Monday, April 18, 2011

60mins Expose of Mortenson - And He Responds.

By now you will have heard and read of the 60mins piece that exposed yet another literary faker. Greg Mortenson, who wrote (the now apparently fictional) Three Cups of Tea, has actively participated in the education and emancipation of students and young girls in Afghanistan and Pakistan; however, according to CBS all his good work is based on a fiction. Even worse, there's the suspicion that in intermingling his business and charity works, it is the charity work which is getting short shrift. If you haven't seen the 60mins piece the link is here.

Meanwhile Mortenson has responded in an exclusive interview in Outside magazine and here are a few samples:

What happens then is, when you re-create the scenes, you have my recollections, the different memories of those involved, you have his writing, and sometimes things come out different. In order to be convenient, there were some omissions. If we included everything I did from 1993 to 2003 it would take three books to write it. So there were some omissions and compressions, and ... I don’t know, what that’s called?

Literary license?
Yeah. So, rather than me going two or three times to one place, he would synthesize it into one trip. I would squawk about it and be told that it would all work out.

This was my first book. I’m an introverted guy, running ragged for months on end, and in those days I was overseas all the time, and also trying to raise money.
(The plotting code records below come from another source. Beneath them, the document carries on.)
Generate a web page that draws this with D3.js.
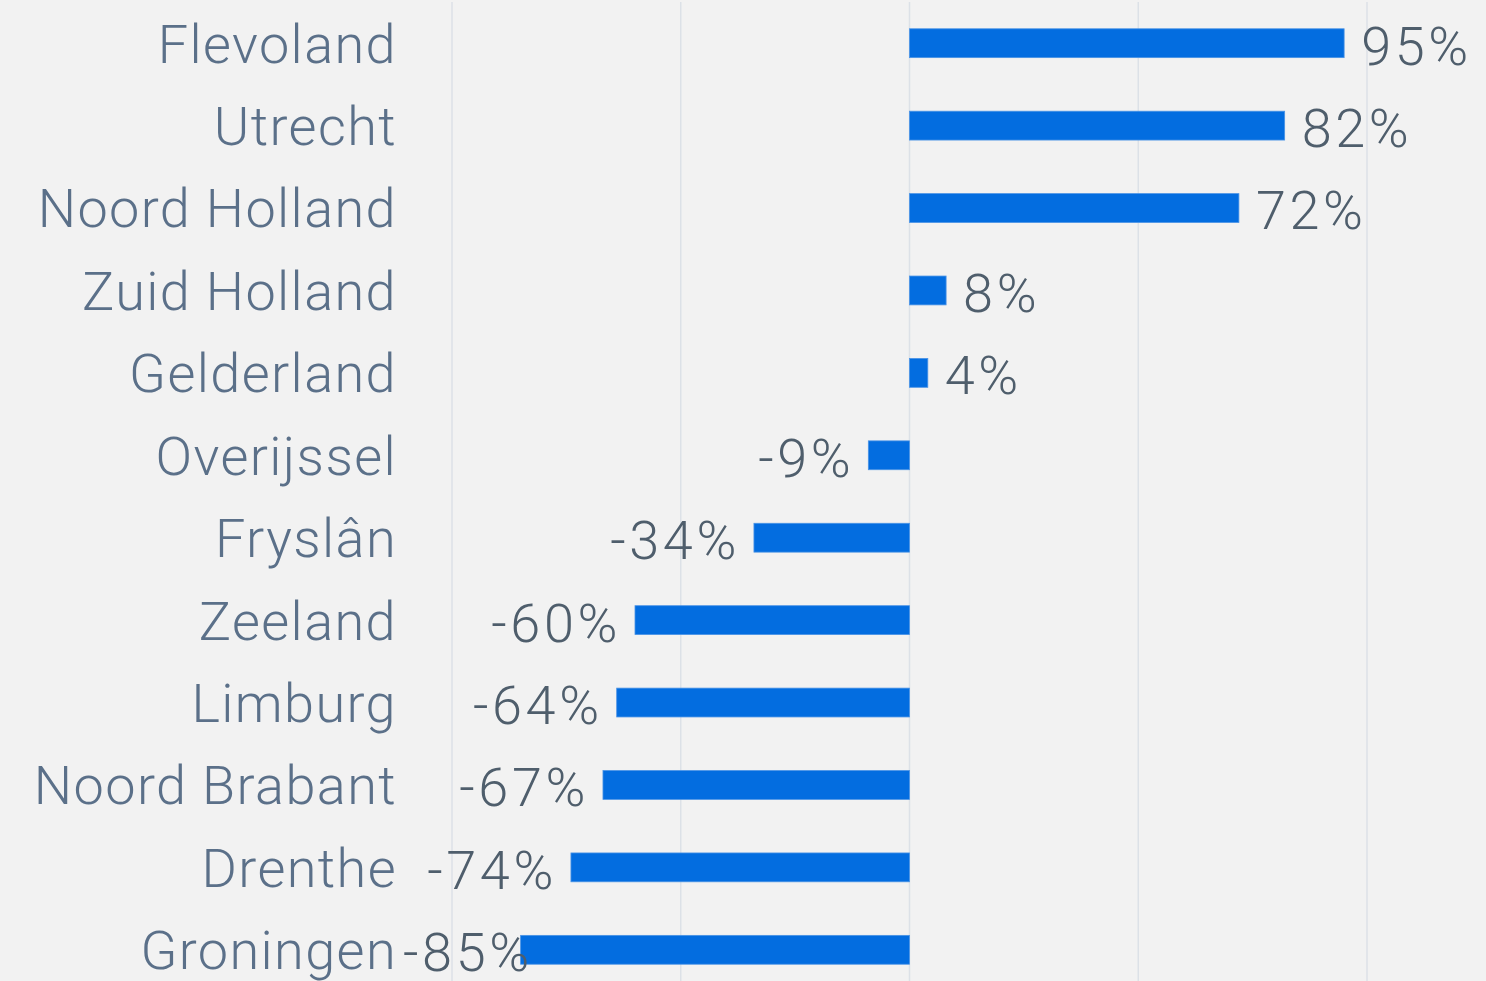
<!DOCTYPE html>
<html>
<head>
<meta charset="utf-8">
<script src="https://cdn.jsdelivr.net/npm/d3@7"></script>
<style>
  body { margin: 0; background: #f2f2f2; }
  svg { display: block; }
  .cat { font-family: Roboto, "Open Sans", sans-serif; font-weight: 300; fill: #5b7089; letter-spacing: 1.4px; }
  .val { font-family: Roboto, "Open Sans", sans-serif; font-weight: 300; fill: #4f5e6c; letter-spacing: 3.6px; }
</style>
</head>
<body>
<div class="chart"></div>
<script>
// provinces, top to bottom
var provinces = ["Flevoland", "Utrecht", "Noord Holland", "Zuid Holland", "Gelderland",
  "Overijssel", "Fryslân", "Zeeland", "Limburg", "Noord Brabant", "Drenthe", "Groningen"];
// change in %
var changes = [95, 82, 72, 8, 4, -9, -34, -60, -64, -67, -74, -85];
var gridTicks = [-100, -50, 0, 50, 100];

var svgWidth = 1486;
var svgHeight = 981;

var margin = { top: 2, right: 119, bottom: 0, left: 452 };

var svg = d3.select(".chart")
  .append("svg")
  .attr("width", svgWidth)
  .attr("height", svgHeight);

svg.append("rect")
  .attr("width", svgWidth)
  .attr("height", svgHeight)
  .attr("fill", "#f2f2f2");

var xScale = d3.scaleLinear()
  .domain([-100, 100])
  .range([margin.left, svgWidth - margin.right]);

var yScale = d3.scaleBand()
  .domain(provinces)
  .range([2, 991])
  .paddingInner(0.65)
  .paddingOuter(0.325);

// gridlines
svg.append("g")
  .selectAll("line")
  .data(gridTicks)
  .enter()
  .append("line")
  .attr("x1", d => xScale(d))
  .attr("x2", d => xScale(d))
  .attr("y1", margin.top)
  .attr("y2", svgHeight)
  .attr("stroke", "#dce1e7")
  .attr("stroke-width", 1.5);

// bars
svg.append("g")
  .selectAll("rect")
  .data(changes)
  .enter()
  .append("rect")
  .attr("x", d => xScale(Math.min(0, d)))
  .attr("y", (d, i) => yScale(provinces[i]))
  .attr("width", d => Math.abs(xScale(d) - xScale(0)))
  .attr("height", yScale.bandwidth())
  .attr("fill", "#036de0")
  .attr("stroke", "#4a93e6")
  .attr("stroke-width", 0.8);

// category labels
svg.append("g")
  .selectAll("text")
  .data(provinces)
  .enter()
  .append("text")
  .classed("cat", true)
  .attr("x", 397)
  .attr("y", d => yScale(d) + yScale.bandwidth() / 2)
  .attr("dy", "0.36em")
  .attr("text-anchor", "end")
  .attr("font-size", 54)
  .text(d => d);

// value labels
svg.append("g")
  .selectAll("text")
  .data(changes)
  .enter()
  .append("text")
  .classed("val", true)
  .attr("y", (d, i) => yScale(provinces[i]) + yScale.bandwidth() / 2 + 2)
  .attr("dy", "0.36em")
  .attr("font-size", 54)
  .attr("text-anchor", d => d >= 0 ? "start" : "end")
  .text(d => d + "%")
  .attr("x", function (d) {
    if (d >= 0) return xScale(d) + 17;
    var x = xScale(d) - 14;
    var w = this.getComputedTextLength();
    // keep the label inside the plot area
    if (x - w < 403) x = 403 + w;
    return x;
  });
</script>
</body>
</html>
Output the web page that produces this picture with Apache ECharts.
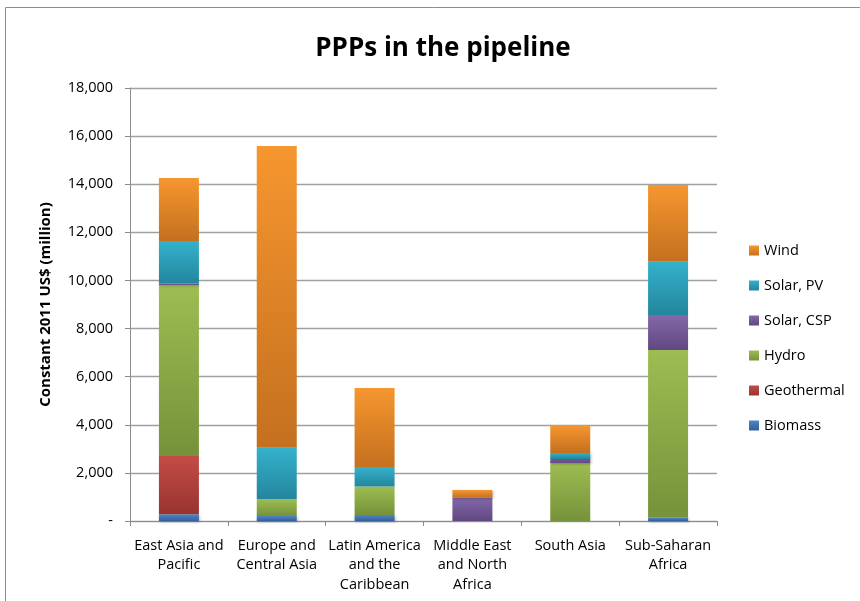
<!DOCTYPE html>
<html>
<head>
<meta charset="utf-8">
<script src="https://cdn.jsdelivr.net/npm/echarts@6/dist/echarts.min.js"></script>
<style>
  html, body { margin: 0; padding: 0; background: #fff; }
  #chart { width: 860px; height: 601px; }
</style>
</head>
<body>
<div id="chart"></div>
<script>
// regions along the x axis
var regions = ['East Asia and\nPacific', 'Europe and\nCentral Asia', 'Latin America\nand the\nCaribbean',
               'Middle East\nand North\nAfrica', 'South Asia', 'Sub-Saharan\nAfrica'];

// constant 2011 US$ (million)
var biomass    = [280, 210, 250, 0, 0, 140];
var geothermal = [2420, 0, 0, 0, 0, 0];
var hydro      = [7110, 700, 1180, 0, 2410, 6970];
var solarCSP   = [70, 0, 0, 970, 170, 1450];
var solarPV    = [1760, 2140, 810, 0, 250, 2220];
var wind       = [2620, 12540, 3290, 320, 1160, 3190];

var legendOrder = ['Wind', 'Solar, PV', 'Solar, CSP', 'Hydro', 'Geothermal', 'Biomass'];

function grad(top, bottom) {
    return new echarts.graphic.LinearGradient(0, 0, 0, 1, [
        {offset: 0, color: top},
        {offset: 1, color: bottom}
    ]);
}

function bar(name, data, top, bottom) {
    return {
        name: name,
        type: 'bar',
        stack: 'total',
        barWidth: 40,
        data: data,
        itemStyle: {
            color: grad(top, bottom),
            shadowColor: 'rgba(0,0,0,0.25)',
            shadowBlur: 3,
            shadowOffsetX: 1,
            shadowOffsetY: 1
        }
    };
}

var chart = echarts.init(document.getElementById('chart'));
var font = '"Open Sans", "Noto Sans", sans-serif';

var option = {
    backgroundColor: '#fff',
    textStyle: {fontFamily: font},
    title: {
        text: 'PPPs in the pipeline',
        left: 438,
        textAlign: 'center',
        top: 31,
        textStyle: {fontSize: 26, fontWeight: 'bold', color: '#000', fontFamily: font}
    },
    graphic: [{
        type: 'rect',
        shape: {x: 5.5, y: 7.5, width: 900, height: 700},
        style: {fill: 'none', stroke: '#8c8c8c', lineWidth: 1}
    }],
    legend: {
        orient: 'vertical',
        left: 744,
        top: 238,
        itemGap: 20,
        itemWidth: 10,
        itemHeight: 10,
        icon: 'rect',
        data: legendOrder,
        textStyle: {fontSize: 14.5, color: '#000', fontFamily: font}
    },
    grid: {left: 130, right: 143, top: 88, bottom: 80},
    xAxis: {
        type: 'category',
        data: regions,
        axisLine: {lineStyle: {color: '#8c8c8c', width: 1}},
        axisTick: {show: true, length: 5, lineStyle: {color: '#8c8c8c'}},
        axisLabel: {fontSize: 14.5, color: '#000', lineHeight: 19.5, margin: 15, interval: 0}
    },
    yAxis: {
        type: 'value',
        min: 0,
        max: 18000,
        interval: 2000,
        name: 'Constant 2011 US$ (million)',
        nameLocation: 'middle',
        nameGap: 77,
        nameTextStyle: {fontSize: 15, fontWeight: 'bold', color: '#000', fontFamily: font},
        axisLine: {show: true, lineStyle: {color: '#8c8c8c'}},
        axisTick: {show: true, length: 5, lineStyle: {color: '#8c8c8c'}},
        splitLine: {lineStyle: {color: '#a0a0a0', width: 1.4}},
        axisLabel: {
            fontSize: 14.5, color: '#000', margin: 17,
            formatter: function (v) { return v === 0 ? '-' : v.toLocaleString('en-US'); }
        }
    },
    series: [
        bar('Biomass', biomass, '#4d86c6', '#335f98'),
        bar('Geothermal', geothermal, '#c44c45', '#983330'),
        bar('Hydro', hydro, '#9dbd52', '#76923a'),
        bar('Solar, CSP', solarCSP, '#8468aa', '#5f4880'),
        bar('Solar, PV', solarPV, '#35b1cc', '#23869d'),
        bar('Wind', wind, '#f6962f', '#c4701f')
    ]
};
chart.setOption(option);
</script>
</body>
</html>
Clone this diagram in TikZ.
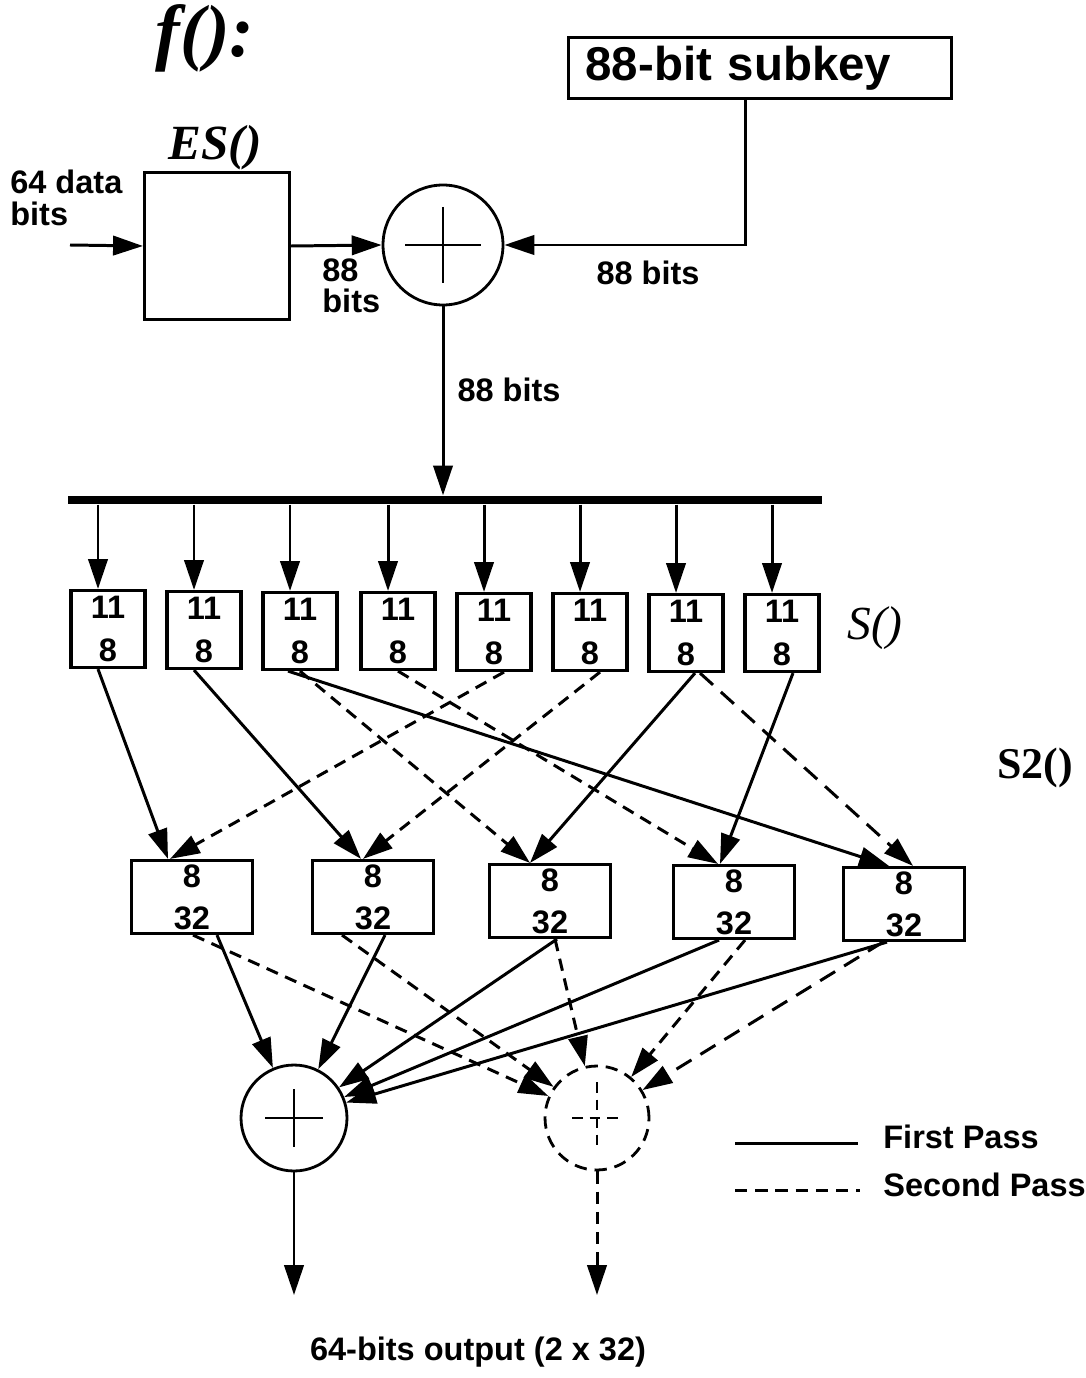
\documentclass[tikz,border=0pt]{standalone}
\usepackage{fontspec}
\usetikzlibrary{arrows.meta,positioning,calc}
\newfontfamily\lsans{Liberation Sans}
\newfontfamily\lserif{Liberation Serif}
\newcommand{\lab}{\lsans\bfseries\fontsize{18.5}{18}\selectfont}

\begin{document}
\begin{tikzpicture}[x=0.02cm, y=-0.02cm,
  every node/.style={inner sep=0pt},
  box/.style={draw, line width=1.8pt},
  sbox/.style={box, minimum width=1.48cm, minimum height=1.54cm, align=center,
    font=\lsans\bfseries\fontsize{18.5}{25}\selectfont},
  pbox/.style={box, minimum width=2.42cm, minimum height=1.46cm, align=center,
    font=\lsans\bfseries\fontsize{18.5}{24}\selectfont},
  xor/.style={circle, draw, line width=1.6pt},
  arr/.style={-{Triangle[length=17pt,width=11pt]}, line width=1.7pt},
  darr/.style={arr, dash pattern=on 7pt off 4.5pt},
  ldarr/.style={arr, dash pattern=on 10pt off 6pt}]
  \useasboundingbox (0,0) rectangle (1085,1378);

  % key mixing
  \node[font=\lserif\bfseries\itshape\fontsize{42}{42}\selectfont] (ftitle) at (205,38) {f():};
  \node[box, align=left, text width=6.98cm, inner xsep=0.34cm, minimum height=1.22cm,
        font=\lsans\bfseries\fontsize{27}{27}\selectfont] (key) at (760,68) {88-bit subkey};
  \node[font=\lserif\bfseries\itshape\fontsize{28}{28}\selectfont] (eslab) at (215,148) {ES()};
  \node[box, minimum width=2.9cm, minimum height=2.94cm] (es) at (217,246) {};
  \node[xor, minimum size=2.4cm] (x1) at (443,245) {};
  \draw[line width=1.6pt] ($(x1.center)+(-38,0)$) -- ($(x1.center)+(38,0)$)
                          ($(x1.center)+(0,-38)$) -- ($(x1.center)+(0,38)$);

  \node[font=\lab, align=left, anchor=north west] (inlab) at (10,170) {64 data\\bits};
  \node[font=\lab, align=left, anchor=north west] (eslab2) at (322,258) {88\\bits};
  \node[font=\lab] (keylab) at (648,273) {88 bits};
  \node[font=\lab] (xlab) at (509,390) {88 bits};

  \coordinate (din) at (70,245);
  \coordinate (kd) at ($(key.south)+(-15,0)$);
  \draw[arr] (din) -- (es.west);
  \draw[arr] (es.east) -- (x1.west);
  \draw[arr] (kd) |- (x1.east);

  % bus and S() boxes
  \node[fill=black, minimum width=15.08cm, minimum height=0.17cm] (bus) at (445,500) {};
  \draw[arr] (x1.south) -- (x1.south |- bus.north);

  \foreach \i/\x/\y in {1/108/629, 2/204/630, 3/300/631, 4/398/631, 5/494/632, 6/590/632, 7/686/633, 8/782/633}
    \node[sbox] (s\i) at (\x,\y) {11\\8};
  \foreach \i in {1,...,8} {
    \coordinate (t\i) at ($(s\i.north)+(-10,0)$);
    \draw[arr] (t\i |- bus.south) -- (t\i);
  }
  \node[font=\lserif\itshape\fontsize{27}{27}\selectfont] (slab) at (875,628) {S()};
  \node[font=\lserif\bfseries\fontsize{25}{25}\selectfont] (s2lab) at (1035,768) {S2()};

  % S2() boxes
  \node[pbox] (p1) at (192,897) {8\\32};
  \node[pbox] (p2) at (373,897) {8\\32};
  \node[pbox] (p3) at (550,901) {8\\32};
  \node[pbox] (p4) at (734,902) {8\\32};
  \node[pbox] (p5) at (904,904) {8\\32};

  \foreach \a/\da/\b/\db/\st in {s1/-10/p1/-24/arr, s2/-10/p2/-12/arr, s3/-12/p5/-15/arr,
      s7/9/p3/-20/arr, s8/11/p4/-14/arr, s3/0/p3/-20/darr, s4/0/p4/-16/darr,
      s5/10/p1/-22/darr, s6/10/p2/-10/darr, s7/14/p5/9/ldarr}
    \draw[\st] ($(\a.south)+(\da,0)$) -- ($(\b.north)+(\db,0)$);

  % output adders
  \node[xor, minimum size=2.12cm] (o1) at (294,1118) {};
  \node[xor, dash pattern=on 7pt off 4.5pt, minimum size=2.08cm] (o2) at (597,1118) {};
  \draw[line width=1.6pt] ($(o1.center)+(-29,0)$) -- ($(o1.center)+(29,0)$)
                          ($(o1.center)+(0,-29)$) -- ($(o1.center)+(0,29)$);
  \draw[line width=1.6pt, dash pattern=on 6pt off 4pt] ($(o2.center)+(-25,0)$) -- ($(o2.center)+(25,0)$)
                          ($(o2.center)+(0,-36)$) -- ($(o2.center)+(0,34)$);

  \foreach \a/\da/\st/\o in {p1/25/arr/o1, p2/12/arr/o1, p3/7/arr/o1, p4/-15/arr/o1, p5/-17/arr/o1,
      p1/1/darr/o2, p2/-31/darr/o2, p3/5/darr/o2, p4/11/darr/o2, p5/-21/ldarr/o2}
    \draw[\st] ($(\a.south)+(\da,0)$) -- (\o);

  \coordinate (out1) at (294,1295);
  \coordinate (out2) at (597,1295);
  \draw[arr] (o1.south) -- (out1);
  \draw[darr] (o2.south) -- (out2);
  \node[font=\lab] (outlab) at (478,1352) {64-bits output (2 x 32)};

  % legend
  \coordinate (l1a) at (735,1143);
  \coordinate (l1b) at (858,1143);
  \coordinate (l2a) at (735,1190);
  \coordinate (l2b) at (860,1190);
  \draw[line width=1.7pt] (l1a) -- (l1b);
  \draw[line width=1.7pt, dash pattern=on 7pt off 4.5pt] (l2a) -- (l2b);
  \node[font=\lab, anchor=west] (leg1) at (883,1137) {First Pass};
  \node[font=\lab, anchor=west] (leg2) at (883,1185) {Second Pass};
\end{tikzpicture}
\end{document}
My regret—what I wish I would have done—is that I should have taken off several months and really focused on the book. But I was trying to raise a family, be gone most of the year, and work 16- to 20-hour days without stopping.


60 Minutes focused on financial matters, relating to the blurry lines between CAI, which is a tax-exempt nonprofit, and you, an individual who sells books and collects lecture fees at events promoted by CAI advertising. I’ve also heard from sources who have criticized the fact that you often use a charter jet when you fly around to engagements. What do you say to all that?

If you go to the Web sites for Stones Into Schools or Three Cups of Tea, I have most of my public events listed for the last five or six years. Last year I went to 140 cities, something like that, and I also traveled overseas plus trying to be home whenever I can.

When I do events, it doesn’t just mean a lecture. I go early in the morning, often talk to local schools, and then maybe I do a luncheon at a library, in the afternoon I go to a college. I’m often doing five lectures a day, plus tea with some little old ladies at the library. Then there’s some kind of dinner or reception, the lecture, a book signing, and those go on for two or three hours sometimes.

Mostly what the charters involved was having a plane and then getting on that plane at midnight or one in the morning, flying to the next city, crashing on the plane, getting on the ground, and then hitting the road again.

Donors could really care less, I guess, but I was spending more and more time away from my family, and it was really having a huge impact on my wife and kids. Using charter flights, which I only started doing in 2009, allowed me to pack in many more cities. I get about 2,400 speaking requests a year. About 400 of the ones last year were offering to pay money. So I mix them. And, since January, I have totally paid for all my own travel.

There's a lot more in the article.


Brian said...

I was prepared to grant him literary license, but this interview doesn't do him much good. He was busy, he was away from home, he was tired, and he flew around in a chartered jet that someone else paid for before this year. A little less whining and a little more transparency might be helpful.

PersonaNonData said...

Agree - Apparently the Krakauer article is even harsher.